Parse html document with a specific configuration object.
npm install configurable-html-parser
Parser my personal github repositories for an example.
var request = require('request');
var parser = require('../lib/parser.js');
request('https://github.com/Herobs?tab=repositories', function(err, res, body) {
console.log(parser(body, {
author: {
selector: 'h1.vcard-names > span.vcard-username'
},
repositories: {
selector: 'ul.repo-list.js-repo-list > li',
children: {
name: {
selector: 'h3.repo-list-name',
regexp: /<a[\s\S]*?>([\s\S]*?)<\/a>/
},
url: {
selector: 'h3.repo-list-name',
regexp: /<a\s+href="([\s\S]*?)">([\s\S]*?)<\/a>/
},
desc: {
selector: 'p.repo-list-description'
}
}
}
}));
});
Parser will return an object which construction match the configuration object. The first param is the html body will be parsed, and the second is the configuration object. The configuration rule as following:
- each key - value as a output item.
-
selector
is the css selector apply to current dom context. -
regexp
is a regular expression to extract data exactly. -
childMatch
is the regular expression child match.
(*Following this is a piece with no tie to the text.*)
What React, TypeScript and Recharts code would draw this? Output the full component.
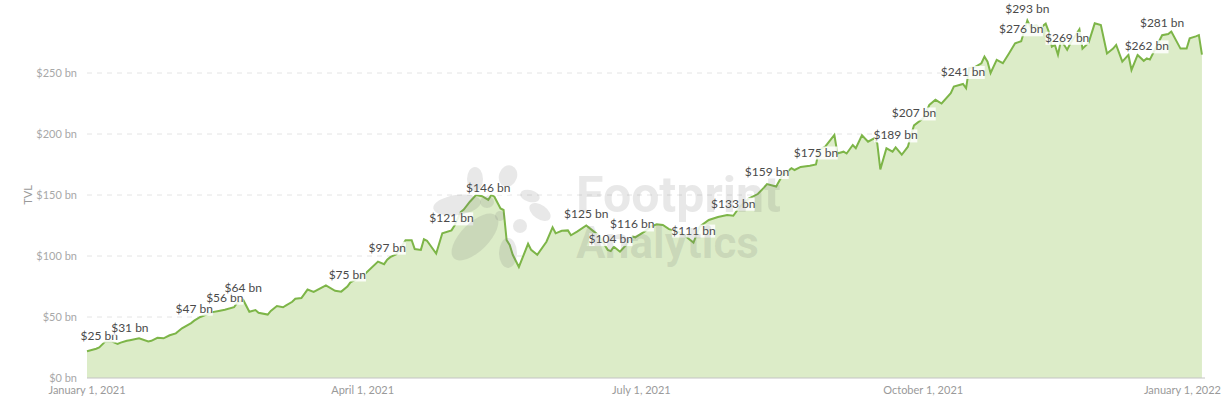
import { AreaChart, Area, XAxis, YAxis, CartesianGrid, LabelList } from "recharts";

const START = Date.UTC(2021, 0, 1);
const DAY = 86400000;

// days since January 1, 2021
const days = [
    0, 3, 4, 6, 8, 10, 11, 13, 14, 17, 20, 21, 23, 25, 27, 29, 31, 34, 35, 37,
    41, 43, 45, 48, 49, 51, 53, 55, 56, 59, 60, 62, 64, 65, 67, 68, 70, 72, 74, 78,
    81, 83, 85, 86, 89, 91, 95, 97, 98, 99, 101, 102, 104, 106, 107, 109, 110, 111, 114, 116,
    119, 120, 122, 123, 125, 127, 129, 131, 132, 133, 135, 136, 137, 138, 139, 141, 144, 145, 147, 150,
    152, 153, 155, 157, 158, 160, 163, 165, 167, 170, 171, 172, 174, 176, 178, 179, 182, 184, 186, 188,
    190, 193, 195, 198, 200, 203, 206, 209, 211, 213, 216, 219, 221, 222, 225, 227, 230, 231, 233, 236,
    238, 239, 241, 244, 245, 247, 248, 250, 251, 253, 255, 257, 258, 259, 261, 263, 264, 266, 268, 269,
    270, 273, 275, 277, 279, 282, 283, 286, 287, 288, 290, 292, 293, 294, 295, 297, 299, 301, 303, 305,
    307, 308, 310, 311, 313, 314, 315, 316, 317, 318, 320, 321, 324, 325, 327, 329, 331, 333, 335, 336,
    338, 340, 341, 343, 345, 346, 347, 348, 351, 353, 354, 357, 359, 360, 362, 363, 364,
];

// TVL, $ bn
const tvl = [
    22, 24, 25, 30, 30, 28, 29, 30.5, 31, 32.5, 30, 30.5, 33, 32.5, 35, 36.6, 40.7, 45, 47, 50,
    54, 55, 56, 58, 61.5, 64, 54.3, 55.7, 53.5, 52, 55, 59, 58, 59.5, 62.5, 65, 65.5, 72.5, 70.5, 76,
    71.5, 70.8, 75, 78.4, 82.5, 85.8, 95.4, 93.3, 97, 99, 101.5, 105, 113, 113, 105.7, 105, 113.7, 112.5, 102, 118.6,
    121, 125, 136, 138, 144.5, 150, 149, 146, 150, 148.6, 139, 137.7, 113, 109, 101, 91, 110, 105, 101, 111.7,
    123.5, 118.6, 120.7, 121, 117, 120, 125, 121, 117, 105, 104, 107.6, 103.5, 109, 116, 115.3, 120, 124, 126, 125.4,
    122, 120, 117, 111, 124, 129.5, 132, 133.6, 133, 140, 147, 150.8, 156, 159, 157, 166, 172, 170.5, 173, 174,
    175, 187, 189.6, 199.2, 184, 185.5, 184, 191, 188.3, 199, 193.7, 196.5, 192.4, 171, 188.3, 185.5, 189, 183, 189.6, 199,
    207, 212.8, 223.8, 228, 225, 233.4, 238.8, 241, 237.5, 254, 255, 258, 263.4, 259.3, 250, 260.7, 258, 266, 274.3, 276,
    293, 288, 289.3, 286.6, 290.5, 283.8, 271.6, 273, 265, 277, 269, 274, 285.8, 270, 274.8, 290.7, 289.3, 266, 270, 273,
    259.3, 264.8, 252.5, 264.8, 260, 262, 261, 266, 281, 282, 284, 270, 270, 278.4, 280, 281, 265,
];

// days that carry a value label
const labelDays = [4, 14, 35, 45, 51, 85, 98, 119, 131, 163, 171, 178, 198, 211, 222, 238, 264, 270, 286, 305, 307, 320, 346, 351];

const xTicks = [START, Date.UTC(2021, 3, 1), Date.UTC(2021, 6, 1), Date.UTC(2021, 9, 1), Date.UTC(2022, 0, 1)];
const yTicks = [0, 50, 100, 150, 200, 250];

const MONTHS = ["January", "February", "March", "April", "May", "June", "July", "August", "September", "October", "November", "December"];

const data = days.map((d, i) => ({
    t: START + d * DAY,
    tvl: tvl[i],
    lbl: labelDays.includes(d) ? tvl[i] : null,
}));

const fmtDate = (t: number) => {
    const d = new Date(t);
    return `${MONTHS[d.getUTCMonth()]} ${d.getUTCDate()}, ${d.getUTCFullYear()}`;
};

const XTick = (props: any) => {
    const { x, y, payload, index } = props;
    const last = index === xTicks.length - 1;
    return (
        <text
            x={last ? 1221 : x}
            y={y}
            dy="0.71em"
            textAnchor={last ? "end" : "middle"}
            fill="#9a9a9a"
            fontSize={11}
            fontFamily="Lato"
        >
            {fmtDate(payload.value)}
        </text>
    );
};

const ValueLabel = (props: any) => {
    const { x, y, value } = props;
    if (value == null) return null;
    const text = `$${Math.round(value)} bn`;
    const w = text.length * 6.2;
    return (
        <g>
            <rect x={x - w / 2} y={y - 18} width={w} height={13} fill="#ffffff" fillOpacity={0.85} />
            <text x={x} y={y - 8} textAnchor="middle" fill="#4a4a4a" fontSize={12} fontFamily="Lato">
                {text}
            </text>
        </g>
    );
};

const YTitle = () => (
    <text x={32} y={195} transform="rotate(-90 32 195)" textAnchor="middle" fill="#9a9a9a" fontSize={11} fontFamily="Lato">
        TVL
    </text>
);

const WM = "rgba(110,110,110,0.16)";

export default function App() {
    return (
        <div style={{ position: "absolute", left: 0, top: 0, width: 1222, height: 401, fontFamily: "Lato" }}>
            <AreaChart width={1222} height={401} data={data} margin={{ top: 12, right: 17, bottom: 0, left: 0 }}>
                <CartesianGrid
                    vertical={false}
                    horizontalValues={[50, 100, 150, 200, 250]}
                    stroke="#e4e4e4"
                    strokeDasharray="5 5"
                />
                <XAxis
                    dataKey="t"
                    type="number"
                    domain={[START, Date.UTC(2022, 0, 1)]}
                    ticks={xTicks}
                    height={23}
                    tickLine={false}
                    axisLine={{ stroke: "#c4c4c4" }}
                    tick={<XTick />}
                />
                <YAxis
                    domain={[0, 300]}
                    ticks={yTicks}
                    width={87}
                    axisLine={false}
                    tickLine={false}
                    tickMargin={4}
                    tickFormatter={(v: number) => `$${v} bn`}
                    tick={{ fill: "#a8a8a8", fontSize: 11, fontFamily: "Lato" }}
                    label={<YTitle />}
                />
                <Area
                    type="linear"
                    dataKey="tvl"
                    stroke="#7db548"
                    strokeWidth={2}
                    fill="#dcecc8"
                    fillOpacity={1}
                    dot={false}
                    activeDot={false}
                    isAnimationActive={false}
                >
                    <LabelList dataKey="lbl" content={<ValueLabel />} />
                </Area>
            </AreaChart>

            {/* watermark */}
            <svg width={1222} height={401} style={{ position: "absolute", left: 0, top: 0, pointerEvents: "none" }}>
                <g fill={WM}>
                    <ellipse cx={457} cy={205} rx={24} ry={10} transform="rotate(-8 457 205)" />
                    <ellipse cx={475} cy={237} rx={30} ry={14} transform="rotate(-45 475 237)" />
                    <ellipse cx={475} cy={179} rx={8} ry={12} />
                    <ellipse cx={508} cy={176} rx={9} ry={11} transform="rotate(20 508 176)" />
                    <ellipse cx={487} cy={202} rx={7} ry={6} />
                    <ellipse cx={530} cy={196} rx={10} ry={6} transform="rotate(15 530 196)" />
                    <ellipse cx={540} cy={212} rx={12} ry={7} transform="rotate(35 540 212)" />
                    <ellipse cx={520} cy={226} rx={7} ry={7} />
                    <ellipse cx={508} cy={253} rx={9} ry={15} />
                    <ellipse cx={500} cy={216} rx={5} ry={5} />
                </g>
                <text x={576} y={212} fontFamily="Roboto" fontWeight={700} fontSize={50} fill={WM}>
                    Footprint
                </text>
                <text x={576} y={258} fontFamily="Roboto" fontWeight={700} fontSize={44} fill={WM}>
                    Analytics
                </text>
            </svg>
        </div>
    );
}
If not specified and there is a child match, the first child match will be returned, or the full match string will be returned. -
children
is context flag, if specified, current context passed to the children, and will parse the children recursively.
example output:
{
author: 'Herobs',
repositories:
[{
name: 'body-parser',
url: '/Herobs/body-parser',
desc: 'html body parser using a configuration object.'
}, {
name: 'GhostTheme',
url: '/Herobs/GhostTheme',
desc: 'Theme for Ghost'
}]
}
This package released under MIT license.